The reaction of the rest of the Simpsons family upon discovering Homer's suicide note is to rush to save him and to convince him that the negative thoughts he was having about himself were not true and that his belief that the family would be better off without him were like-wise not true. The shame is that for 6,188 people in the UK in 2015, nobody got to them in time to tell them the same thing.

The way that Homer manages to overcome his depression is also instructive, given that hopelessness and a lack of purpose is what triggered his depression his choice to give himself a purpose and to work to make positive changes is something that those who take a course of cognitive behavioural therapy (CBT) will be encouraged to do.

Roughly speaking, the idea behind CBT is that the causes and the symptoms of depression and anxiety can form a self-perpetuating cycle. Therefore, if a symptom of depression is apathy and a lack of desire for social interaction, as is the case with Homer. The way to break the cycle is to force oneself to be active and interact socially.

The philosophy behind cognitive behavioural therapy, that conscious choices to make oneself better can lead to recovery may not be initially appealing on a philosophical level. It is however clinically effective, which is surely what matters.

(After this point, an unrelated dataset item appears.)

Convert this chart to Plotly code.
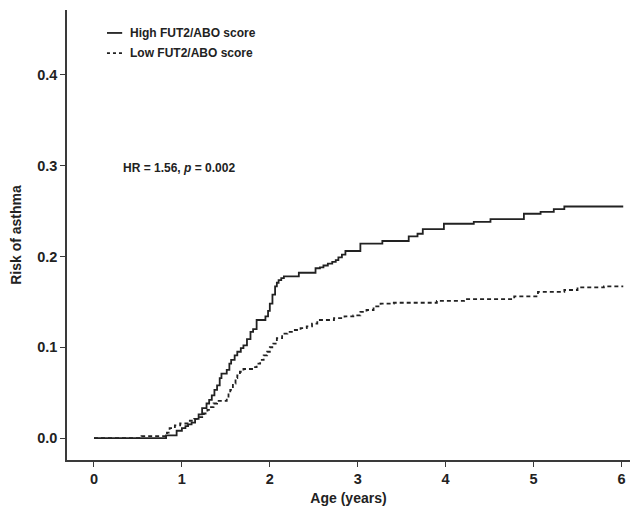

The philosophical objection is that CBT can seem like it is blaming the patient for their symptoms - having undergone a programme of CBT however I don't believe this to be what it is saying. The root causes of mental illness and suicidal thoughts may be whatever they are. However, it is not possible to change the past or our emotions toward past events. As emotions are largely involuntary.

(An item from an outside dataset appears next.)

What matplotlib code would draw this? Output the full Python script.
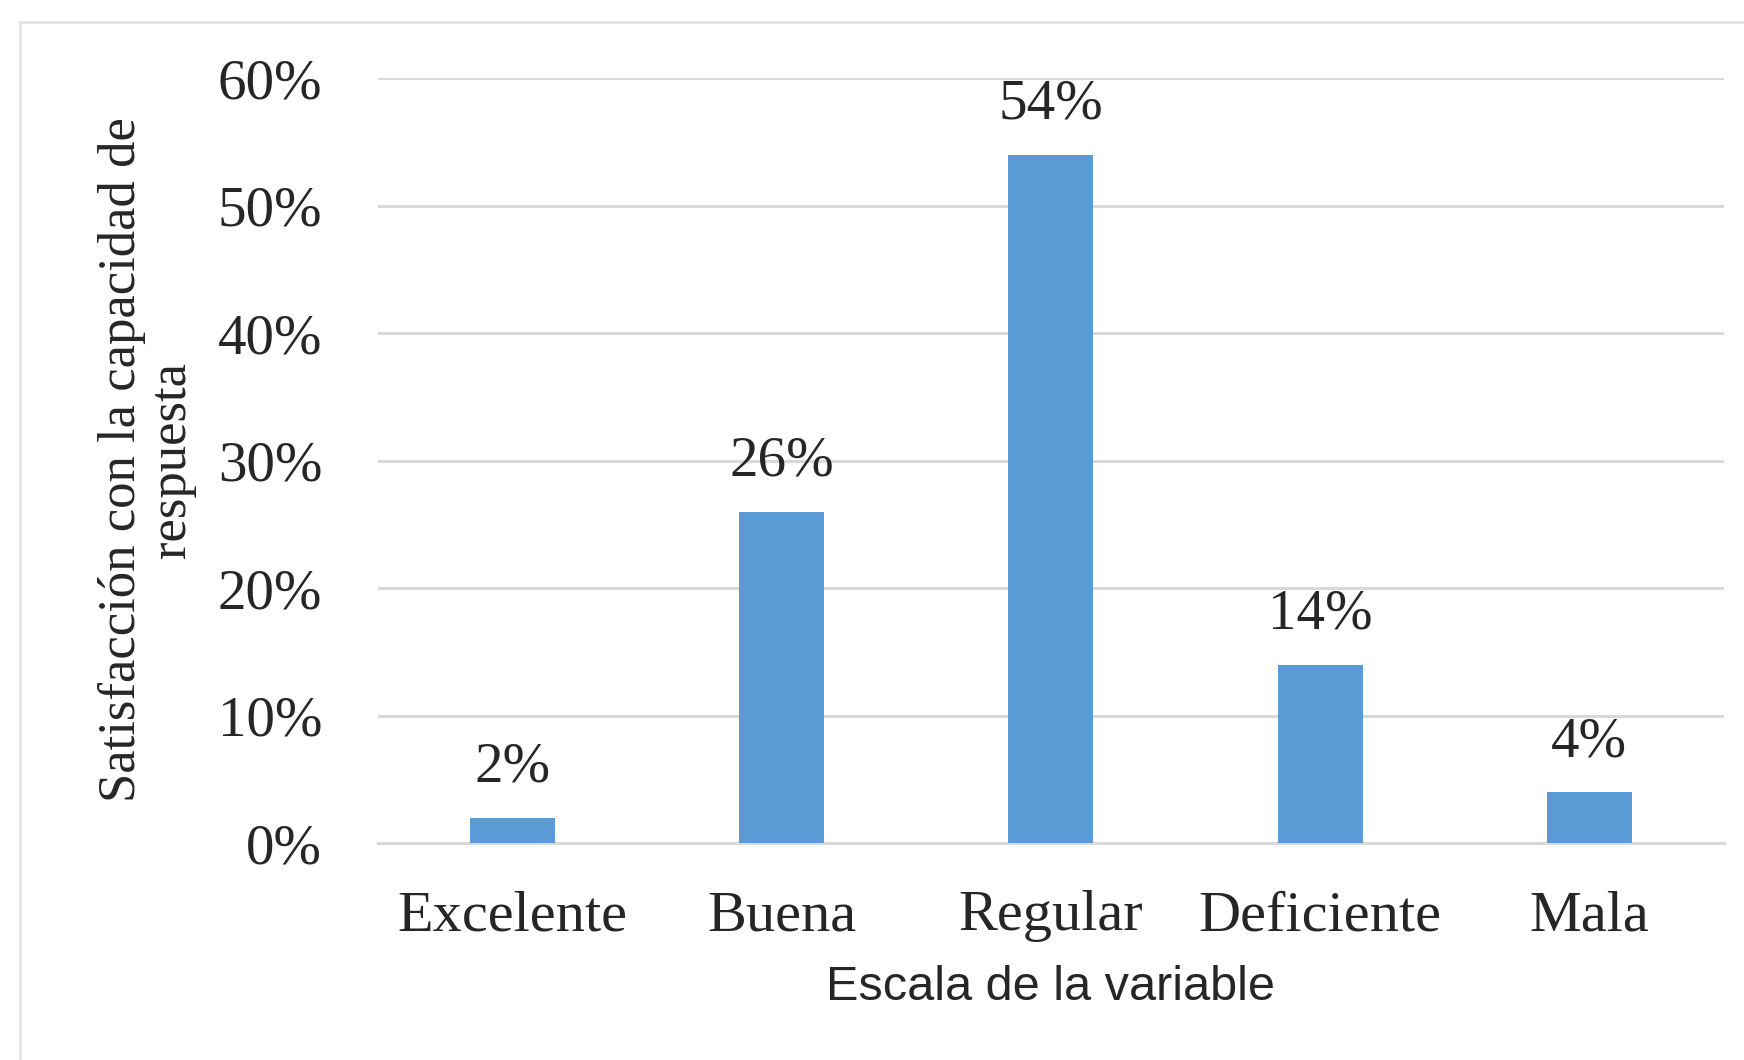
import matplotlib
matplotlib.use("Agg")
import matplotlib.pyplot as plt
from matplotlib.lines import Line2D

# data
categorias = ["Excelente", "Buena", "Regular", "Deficiente", "Mala"]
porcentajes = [2, 26, 54, 14, 4]
yticks = [0, 10, 20, 30, 40, 50, 60]

bar_color = "#5B9BD5"
grid_color = "#D9D9D9"
text_color = "#262626"
serif = ["Liberation Serif", "DejaVu Serif"]

fig = plt.figure(figsize=(17.44, 10.6), dpi=100)
ax = fig.add_axes([0.2167, 0.2047, 0.9885 - 0.2167, 0.9264 - 0.2047])

x = list(range(len(categorias)))
ax.bar(x, porcentajes, width=0.316, color=bar_color, zorder=3)

for xi, v in zip(x, porcentajes):
    ax.annotate(f"{v}%", (xi, v), xytext=(0, 36), textcoords="offset points",
                ha="center", va="center", fontsize=41, family=serif,
                color=text_color)

ax.set_xlim(-0.5, len(categorias) - 0.5)
ax.set_ylim(0, 60)
ax.set_yticks(yticks)
ax.set_yticklabels([f"{t}%" for t in yticks], family=serif, fontsize=41,
                   color=text_color)
ax.set_xticks(x)
ax.set_xticklabels(categorias, family=serif, fontsize=42, color=text_color)
ax.tick_params(axis="y", length=0, pad=40)
ax.tick_params(axis="x", length=0, pad=34)

ax.yaxis.grid(True, color=grid_color, linewidth=2.2, zorder=0)
ax.xaxis.grid(False)
for s in ["top", "right", "left"]:
    ax.spines[s].set_visible(False)
ax.spines["bottom"].set_color(grid_color)
ax.spines["bottom"].set_linewidth(2.2)

fig.text(1050 / 1744, 1 - 988 / 1060, "Escala de la variable",
         ha="center", va="center", fontsize=35,
         family=["Liberation Sans", "DejaVu Sans"], color=text_color)

fig.text(147 / 1744, 1 - 460 / 1060,
         "Satisfacción con la capacidad de\nrespuesta",
         rotation=90, ha="center", va="center", multialignment="center",
         fontsize=38, family=serif, color=text_color, linespacing=1.05)

# light frame around the chart (top and left edges visible)
fig.add_artist(Line2D([20 / 1744, 1.0], [1 - 22 / 1060] * 2,
                      transform=fig.transFigure, color="#E3E3E3", linewidth=2))
fig.add_artist(Line2D([20 / 1744] * 2, [0.0, 1 - 22 / 1060],
                      transform=fig.transFigure, color="#E3E3E3", linewidth=2))

fig.savefig("out.png", dpi=100, facecolor="white")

What we do have the power to change is how we react to our emotions. It is highly likely that the structure of society and the pressures of late capitalism are a significant contributor to the high prevalence of mental health issues. CBT does not seek to address these however, and moves to get the sufferer to improve their situation - and offers strategies for coping with traumatic or difficult life events.

Some may see this as polishing the cutlery on a sinking ship. However, the one theorist, the brilliant Mark Fisher, I have heard or read exploring this theme, leading me to assume he rejected CBT as appropriate for himself, took his own life in January. On a purely selfish level depriving me of a theorist I admired and leaving behind a family, friends and many more who admired and enjoyed his unique take on the world(8).

His criticism, that we treat individual cases of depression whilst ignoring the structural causes is valid, but this does not take away from the fact that what someone suffering depression needs is help now. Furthermore, that it is quite possible to treat both the symptoms and the causes of mental health issues.

The conclusion of the episode, when Homer is offered his job back, might have seemed hopelessly optimistic to Homer during his darkest hour. What it is worth remembering, is that looked at objectively, that a former Nuclear Technician with a young family, a large circle of friends and enough potential to be an astronaut will find his feet again, is not optimistic - it's rational to assume.

In our darkest hours, we're all Homer.

If you need to talk, call the Samaritans: 116 123. Please.


(1)Figures from the Samaritans - here.

(2) Ibid.

(3)This is not the only reason, or even the most significant reason, but it is certainly one of the reasons. The subjective nature of coronary reports is not something I feel qualified to speak about - or something I am particularly animated to write about.

(4) Poster from which this claim is taken - here.

(5) Link - here.

(6) Ibid.


(8) I have to say I don't know if Mark Fisher was undergoing treatment at the time of his death - what I am seeking to say however is that his criticisms of CBT can be read as valid. CBT is however available free on the NHS immediately. A radical programme to re-orientate the structure of society may not be the most practical solution here and now - although I add my voice to Fishers in calling for it.